According to the Kentucky League of Cities, which was a strong proponent of the board change, CERS accounts for 76% of the pension assets managed by the KRS and 64% of the membership, but has only 35% representation on the KRS board of trustees and has no representative on the KRS investment committee.

Under the new law, both the CERS board and KRS board will have decision-making authority. The CERS board will be comprised of three representatives elected by members, two of whom will represent non-hazardous members, with one representing hazardous duty members.

The remaining six members will be appointed from lists provided to the governor by the Kentucky League of Cities, the Kentucky Association of Counties, and the Kentucky School Boards Association. The appointed members will be required to be experts in their field, with at least 10 years of experience in either investments or retirement management.

The KRS board will also have three representatives elected by members—two from KERS and one from SPRS—and six gubernatorial appointees from the current KRS board. The bill requires Kentucky Senate confirmation for all appointees.

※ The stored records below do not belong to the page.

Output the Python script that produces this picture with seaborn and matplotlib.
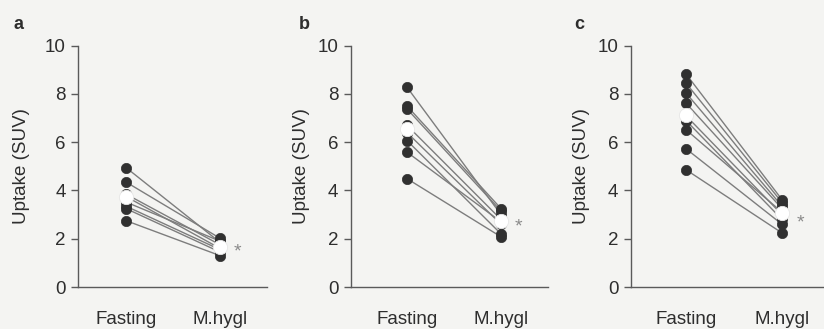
import numpy as np
import pandas as pd
import matplotlib
matplotlib.use("Agg")
import matplotlib.pyplot as plt
import seaborn as sns

# ---------------- data ----------------
conditions = ["Fasting", "M.hygl"]
panel_labels = ["a", "b", "c"]
y_ticks = [0, 2, 4, 6, 8, 10]
y_label = "Uptake (SUV)"

fasting_a = [4.95, 4.35, 3.85, 3.75, 3.52, 3.35, 3.25, 2.75]
mhygl_a = [1.85, 2.02, 1.75, 1.6, 1.9, 1.55, 1.45, 1.3]

fasting_b = [8.28, 7.5, 7.38, 6.7, 6.4, 6.07, 5.59, 4.49]
mhygl_b = [3.0, 3.25, 3.15, 2.8, 2.6, 2.2, 2.7, 2.08]

fasting_c = [8.83, 8.45, 8.04, 7.62, 7.1, 6.9, 6.52, 5.73, 4.86]
mhygl_c = [3.62, 3.5, 3.35, 3.25, 3.0, 2.8, 3.1, 2.6, 2.24]

panels = [(fasting_a, mhygl_a), (fasting_b, mhygl_b), (fasting_c, mhygl_c)]

# ---------------- style ----------------
sns.set_theme(style="ticks")
plt.rcParams['font.family'] = ['Liberation Sans', 'DejaVu Sans']

W, H = 824, 329
fig = plt.figure(figsize=(W / 100, H / 100), dpi=100)
bg = '#f4f4f2'
fig.patch.set_facecolor(bg)

# layout in pixels: (axes left, axes right, x of Fasting, x of M.hygl)
layout = [(78, 267, 126, 220), (351, 548, 407, 501), (631, 840, 686, 782)]
ax_top, ax_bot = 45.7, 287
ylabel_x = [22, 301, 581]
letter_x = [13, 299, 574]
star_y = [1.45, 2.48, 2.65]

axis_col = '#5a5a5a'
text_col = '#2e2e2e'

for i, ((fa, mh), (l, r, xf, xm)) in enumerate(zip(panels, layout)):
    ax = fig.add_axes([l / W, 1 - ax_bot / H, (r - l) / W, (ax_bot - ax_top) / H])
    ax.set_facecolor('none')
    n = len(fa)
    df = pd.DataFrame({
        'subject': list(range(n)) * 2,
        'x': [0] * n + [1] * n,
        'val': list(fa) + list(mh),
    })
    sns.lineplot(data=df, x='x', y='val', units='subject', estimator=None,
                 color='#7d7d7d', lw=1.0, ax=ax, legend=False, zorder=2)
    sns.scatterplot(data=df, x='x', y='val', color='#303030', s=55,
                    edgecolor='#303030', linewidth=0.5, ax=ax, legend=False, zorder=3)
    means = pd.DataFrame({'x': [0, 1], 'val': [np.mean(fa), np.mean(mh)]})
    sns.scatterplot(data=means, x='x', y='val', color='white', s=105,
                    edgecolor='#e6e6e6', linewidth=0.6, ax=ax, legend=False, zorder=4)
    ax.text(1.19, star_y[i], '*', color='#8a8a8a', fontsize=14,
            ha='center', va='center')

    unit = xm - xf
    ax.set_xlim((l - xf) / unit, (r - xf) / unit)
    ax.set_ylim(0, 10)
    ax.set_yticks(y_ticks)
    ax.set_xticks([0, 1])
    ax.set_xticklabels(conditions)
    ax.set_xlabel('')
    ax.set_ylabel(y_label, fontsize=13.5, color=text_col)
    ax.yaxis.label.set_va('center')
    ax.yaxis.set_label_coords((ylabel_x[i] - l) / (r - l), 0.5)
    for s in ['top', 'right']:
        ax.spines[s].set_visible(False)
    for s in ['left', 'bottom']:
        ax.spines[s].set_color(axis_col)
        ax.spines[s].set_linewidth(1.0)
    ax.tick_params(axis='y', length=5, width=1.0, color=axis_col, pad=4,
                   labelsize=13.5, labelcolor=text_col)
    ax.tick_params(axis='x', length=0, pad=17, labelsize=13.5, labelcolor=text_col)

    fig.text(letter_x[i] / W, 1 - 29 / H, panel_labels[i], fontsize=13,
             fontweight='bold', color=text_col, ha='left', va='baseline')

fig.savefig('out.png', dpi=100, facecolor=bg)
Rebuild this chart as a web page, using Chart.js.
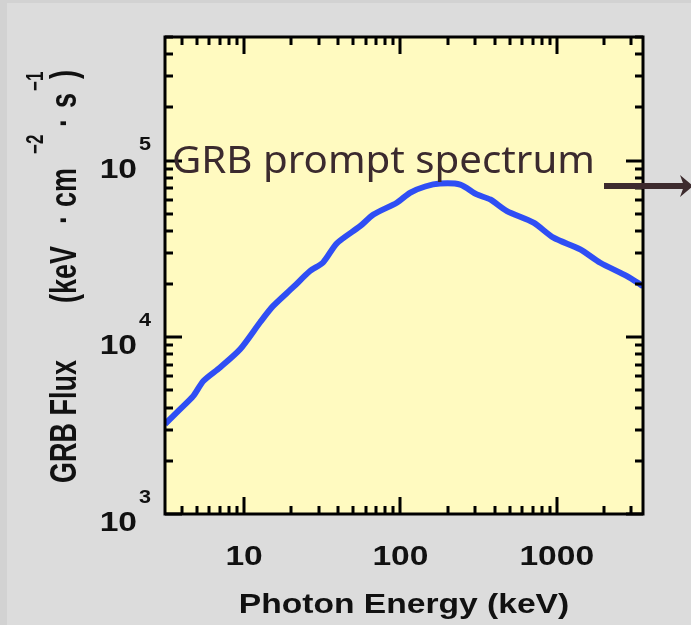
<!DOCTYPE html>
<html>
<head>
<meta charset="utf-8">
<script src="https://cdn.jsdelivr.net/npm/chart.js@4.4.0/dist/chart.umd.min.js"></script>
<style>
html, body { margin: 0; padding: 0; background: #dcdcdc; }
canvas { display: block; }
</style>
</head>
<body>
<canvas id="grb" width="691" height="625"></canvas>
<script>
// photon energy (keV) and flux
var energy = [3.12, 3.9, 4.74, 5.49, 7.02, 9.43, 12.7, 15.3, 20.6, 26.4, 32.0, 39.2, 55.2, 67.2, 94.8,
              115, 144, 179, 241, 308, 375, 480, 710, 953, 1413, 1897, 2811, 3420, 3560]
var flux = [3230, 3920, 4660, 5660, 6750, 8550, 12200, 15000, 19200, 23700, 26500, 34000, 42500, 49500, 57700,
            65700, 71300, 74100, 73100, 64300, 60200, 51700, 44500, 36600, 31400, 26400, 22200, 19900, 19400]

var xTickValues = [10, 100, 1000]
var xTickLabels = ["10", "100", "1000"]
var yTickValues = [1e3, 1e4, 1e5]
var yTickExponents = ["3", "4", "5"]

var xMin = 3.12, xMax = 3560
var yMin = 1e3, yMax = 5e5

var STRETCH = 1.2
var AXIS_FONT = "bold 28px 'Liberation Sans', Arial, sans-serif"
var SUP_FONT = "bold 18px 'Liberation Sans', Arial, sans-serif"
var TITLE_FONT = "bold 27px 'Liberation Sans', Arial, sans-serif"
var TITLE_SUP = "bold 17px 'Liberation Sans', Arial, sans-serif"

function stretchedText(ctx, text, x, y, align) {
    ctx.save()
    ctx.translate(x, y)
    ctx.scale(STRETCH, 1)
    ctx.textAlign = align
    ctx.fillText(text, 0, 0)
    ctx.restore()
}

var framePlugin = {
    id: "frame",
    beforeDraw: function (chart) {
        var ctx = chart.ctx, a = chart.chartArea
        ctx.save()
        ctx.fillStyle = "#dcdcdc"
        ctx.fillRect(0, 0, chart.width, chart.height)
        ctx.fillStyle = "#d2d2d2"
        ctx.fillRect(0, 0, 7, chart.height)
        ctx.fillRect(0, 0, chart.width, 3)
        ctx.fillStyle = "#fffac0"
        ctx.fillRect(a.left, a.top, a.right - a.left, a.bottom - a.top)
        ctx.restore()
    },
    afterDatasetsDraw: function (chart) {
        var ctx = chart.ctx, a = chart.chartArea
        var xs = chart.scales.x, ys = chart.scales.y
        ctx.save()
        ctx.strokeStyle = "#000"
        ctx.lineWidth = 3
        ctx.lineCap = "butt"

        // ticks on all four sides, pointing inwards
        ctx.beginPath()
        for (var d = 1; d <= 1000; d *= 10) {
            for (var m = 1; m < 10; m++) {
                var v = m * d
                if (v < xMin || v > xMax) continue
                var px = Math.round(xs.getPixelForValue(v))
                var len = m === 1 ? 17 : 8
                ctx.moveTo(px, a.bottom); ctx.lineTo(px, a.bottom - len)
                ctx.moveTo(px, a.top); ctx.lineTo(px, a.top + len)
            }
        }
        for (var d = 1e3; d <= 1e5; d *= 10) {
            for (var m = 1; m < 10; m++) {
                var v = m * d
                if (v < yMin || v > yMax) continue
                var py = Math.round(ys.getPixelForValue(v))
                var len = m === 1 ? 17 : 8
                ctx.moveTo(a.left, py); ctx.lineTo(a.left + len, py)
                ctx.moveTo(a.right, py); ctx.lineTo(a.right - len, py)
            }
        }
        ctx.stroke()
        ctx.strokeRect(a.left, a.top, a.right - a.left, a.bottom - a.top)

        // tick labels
        ctx.fillStyle = "#111"
        ctx.textBaseline = "alphabetic"
        ctx.font = AXIS_FONT
        xTickValues.forEach(function (v, i) {
            stretchedText(ctx, xTickLabels[i], xs.getPixelForValue(v), 565, "center")
        })
        yTickValues.forEach(function (v, i) {
            var py = ys.getPixelForValue(v)
            ctx.font = AXIS_FONT
            stretchedText(ctx, "10", 137, py + 17, "right")
            ctx.font = SUP_FONT
            stretchedText(ctx, yTickExponents[i], 139, py - 11, "left")
        })

        // x axis title
        ctx.font = AXIS_FONT
        stretchedText(ctx, "Photon Energy (keV)", (a.left + a.right) / 2, 613, "center")

        // y axis title, rotated, pieces placed along the axis
        var pieces = [
            ["GRB Flux", 483, 76, TITLE_FONT],
            ["(keV", 303, 76, TITLE_FONT],
            ["\u00b7", 224, 76, TITLE_FONT],
            ["cm", 207, 76, TITLE_FONT],
            ["\u22122", 154, 43, TITLE_SUP],
            ["\u00b7", 127, 76, TITLE_FONT],
            ["s", 108, 76, TITLE_FONT],
            ["\u22121", 91, 43, TITLE_SUP],
            [")", 79, 76, TITLE_FONT]
        ]
        pieces.forEach(function (p) {
            ctx.save()
            ctx.translate(p[2], p[1])
            ctx.rotate(-Math.PI / 2)
            ctx.scale(1, 1.38)
            ctx.font = p[3]
            ctx.textAlign = "left"
            ctx.fillText(p[0], 0, 0)
            ctx.restore()
        })

        // annotation and arrow
        ctx.fillStyle = "#3b2a2e"
        ctx.font = "39px 'Noto Sans', 'Open Sans', sans-serif"
        var w = ctx.measureText("GRB prompt spectrum").width
        ctx.save()
        ctx.translate(172, 173)
        ctx.scale(423 / w, 1)
        ctx.textAlign = "left"
        ctx.fillText("GRB prompt spectrum", 0, 0)
        ctx.restore()

        ctx.strokeStyle = "#3d2b2e"
        ctx.lineWidth = 6
        ctx.beginPath()
        ctx.moveTo(604, 186); ctx.lineTo(686, 186)
        ctx.stroke()
        ctx.fillStyle = "#3d2b2e"
        ctx.beginPath()
        ctx.moveTo(680, 175); ctx.lineTo(693, 186); ctx.lineTo(680, 197); ctx.lineTo(684, 186)
        ctx.closePath()
        ctx.fill()
        ctx.restore()
    }
}

var points = energy.map(function (e, i) { return { x: e, y: flux[i] } })

new Chart(document.getElementById("grb"), {
    type: "line",
    data: {
        datasets: [{
            data: points,
            borderColor: "#2f4ef4",
            borderWidth: 6,
            pointRadius: 0,
            tension: 0.25,
            fill: false
        }]
    },
    options: {
        responsive: false,
        animation: false,
        devicePixelRatio: 1,
        layout: { padding: { left: 165, top: 37, right: 48, bottom: 111 } },
        scales: {
            x: { type: "logarithmic", min: xMin, max: xMax, display: false },
            y: { type: "logarithmic", min: yMin, max: yMax, display: false }
        },
        plugins: { legend: { display: false }, tooltip: { enabled: false } }
    },
    plugins: [framePlugin]
})
</script>
</body>
</html>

In March, KRS Executive Director David Eager told CIO that board overhaul “increases the complexity of managing the five main retirement and health care plans.” He said that, under the law, KRS will be required to serve three boards, not one, which he said could mean preparing for more than 70 board and committee meetings compared with just 30 today.

“Our costs will no doubt increase, which will ultimately have to be borne by taxpayers,” he said.